### Task to complete
Repeat exactly the lines from the one containing "Convert this chart" through the one containing "from matplotlib.ticker import", both lines included, please, without any other lines.

### Records shown
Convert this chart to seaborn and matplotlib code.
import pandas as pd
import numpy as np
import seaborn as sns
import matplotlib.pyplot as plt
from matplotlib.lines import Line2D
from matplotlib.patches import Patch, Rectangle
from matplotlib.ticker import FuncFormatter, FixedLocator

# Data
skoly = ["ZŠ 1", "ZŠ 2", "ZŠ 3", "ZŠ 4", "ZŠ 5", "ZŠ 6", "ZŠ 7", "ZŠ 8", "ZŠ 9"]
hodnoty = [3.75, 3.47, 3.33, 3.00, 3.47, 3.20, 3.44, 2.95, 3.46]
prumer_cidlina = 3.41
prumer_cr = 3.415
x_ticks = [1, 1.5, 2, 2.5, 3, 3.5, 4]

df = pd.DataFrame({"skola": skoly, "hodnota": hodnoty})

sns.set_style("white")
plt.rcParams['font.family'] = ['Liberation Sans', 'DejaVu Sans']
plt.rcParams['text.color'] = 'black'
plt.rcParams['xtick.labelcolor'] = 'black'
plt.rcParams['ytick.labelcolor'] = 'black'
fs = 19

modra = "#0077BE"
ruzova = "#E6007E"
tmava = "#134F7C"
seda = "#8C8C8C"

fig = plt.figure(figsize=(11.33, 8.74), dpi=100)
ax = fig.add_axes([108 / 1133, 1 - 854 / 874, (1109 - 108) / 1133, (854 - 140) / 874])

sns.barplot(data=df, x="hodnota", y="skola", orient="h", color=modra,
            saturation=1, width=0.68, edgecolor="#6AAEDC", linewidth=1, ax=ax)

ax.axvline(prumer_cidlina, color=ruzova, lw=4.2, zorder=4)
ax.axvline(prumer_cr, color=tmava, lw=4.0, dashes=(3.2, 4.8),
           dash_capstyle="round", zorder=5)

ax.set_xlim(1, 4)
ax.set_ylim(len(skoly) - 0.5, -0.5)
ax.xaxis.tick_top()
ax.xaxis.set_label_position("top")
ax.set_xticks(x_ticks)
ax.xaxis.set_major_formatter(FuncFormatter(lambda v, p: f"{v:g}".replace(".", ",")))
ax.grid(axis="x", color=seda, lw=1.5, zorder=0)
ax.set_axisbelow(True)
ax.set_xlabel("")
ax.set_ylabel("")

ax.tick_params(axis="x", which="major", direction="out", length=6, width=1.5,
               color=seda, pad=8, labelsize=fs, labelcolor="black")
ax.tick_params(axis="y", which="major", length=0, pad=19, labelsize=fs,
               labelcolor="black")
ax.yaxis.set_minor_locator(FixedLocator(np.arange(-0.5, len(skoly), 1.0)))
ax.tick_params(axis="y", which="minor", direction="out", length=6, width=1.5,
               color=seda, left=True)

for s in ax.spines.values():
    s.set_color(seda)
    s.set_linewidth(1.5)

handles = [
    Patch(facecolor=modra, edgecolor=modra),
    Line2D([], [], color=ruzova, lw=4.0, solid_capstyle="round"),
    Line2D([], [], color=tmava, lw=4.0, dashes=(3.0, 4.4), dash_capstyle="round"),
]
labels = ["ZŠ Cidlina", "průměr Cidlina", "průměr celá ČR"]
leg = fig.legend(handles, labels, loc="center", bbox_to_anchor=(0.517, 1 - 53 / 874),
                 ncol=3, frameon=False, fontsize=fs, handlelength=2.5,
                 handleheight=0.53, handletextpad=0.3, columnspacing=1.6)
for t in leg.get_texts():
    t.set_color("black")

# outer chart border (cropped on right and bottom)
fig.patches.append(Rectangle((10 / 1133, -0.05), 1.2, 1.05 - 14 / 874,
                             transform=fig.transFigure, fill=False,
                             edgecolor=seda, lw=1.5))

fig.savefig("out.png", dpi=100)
* * *
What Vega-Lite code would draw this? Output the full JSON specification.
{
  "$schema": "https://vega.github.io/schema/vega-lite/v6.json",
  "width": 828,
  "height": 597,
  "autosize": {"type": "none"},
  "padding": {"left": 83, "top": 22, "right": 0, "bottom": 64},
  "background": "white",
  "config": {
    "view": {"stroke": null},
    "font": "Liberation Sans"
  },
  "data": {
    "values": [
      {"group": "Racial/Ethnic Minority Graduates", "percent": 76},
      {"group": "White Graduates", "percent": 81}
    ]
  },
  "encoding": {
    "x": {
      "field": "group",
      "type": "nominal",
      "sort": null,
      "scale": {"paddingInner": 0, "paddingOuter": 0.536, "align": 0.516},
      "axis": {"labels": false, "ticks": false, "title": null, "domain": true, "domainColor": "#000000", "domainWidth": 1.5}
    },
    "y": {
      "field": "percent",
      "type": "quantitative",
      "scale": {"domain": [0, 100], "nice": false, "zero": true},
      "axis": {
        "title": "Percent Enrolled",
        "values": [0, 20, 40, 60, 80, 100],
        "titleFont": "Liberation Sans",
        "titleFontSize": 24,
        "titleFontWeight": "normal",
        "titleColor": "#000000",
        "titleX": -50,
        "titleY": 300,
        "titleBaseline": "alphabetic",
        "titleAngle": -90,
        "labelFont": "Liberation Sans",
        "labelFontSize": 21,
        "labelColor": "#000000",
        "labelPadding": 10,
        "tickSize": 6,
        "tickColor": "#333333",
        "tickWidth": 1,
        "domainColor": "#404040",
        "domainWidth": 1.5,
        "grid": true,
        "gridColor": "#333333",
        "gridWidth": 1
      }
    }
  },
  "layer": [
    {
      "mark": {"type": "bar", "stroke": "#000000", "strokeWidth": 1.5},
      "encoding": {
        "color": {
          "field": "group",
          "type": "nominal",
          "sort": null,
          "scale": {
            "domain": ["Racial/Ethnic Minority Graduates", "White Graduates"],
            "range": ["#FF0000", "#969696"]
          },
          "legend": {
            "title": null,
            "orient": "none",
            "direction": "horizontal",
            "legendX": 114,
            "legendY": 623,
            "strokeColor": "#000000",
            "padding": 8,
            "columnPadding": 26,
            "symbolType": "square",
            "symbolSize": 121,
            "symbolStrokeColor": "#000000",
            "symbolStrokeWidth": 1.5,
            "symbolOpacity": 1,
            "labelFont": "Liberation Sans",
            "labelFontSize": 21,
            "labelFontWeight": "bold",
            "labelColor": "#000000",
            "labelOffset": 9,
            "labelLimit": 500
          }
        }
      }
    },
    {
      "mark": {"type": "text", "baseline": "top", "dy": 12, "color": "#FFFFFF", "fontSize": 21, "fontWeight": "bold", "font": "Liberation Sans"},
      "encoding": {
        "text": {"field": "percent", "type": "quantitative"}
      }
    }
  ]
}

### Task result
Convert this chart to seaborn and matplotlib code.
import pandas as pd
import numpy as np
import seaborn as sns
import matplotlib.pyplot as plt
from matplotlib.lines import Line2D
from matplotlib.patches import Patch, Rectangle
from matplotlib.ticker import FuncFormatter, FixedLocator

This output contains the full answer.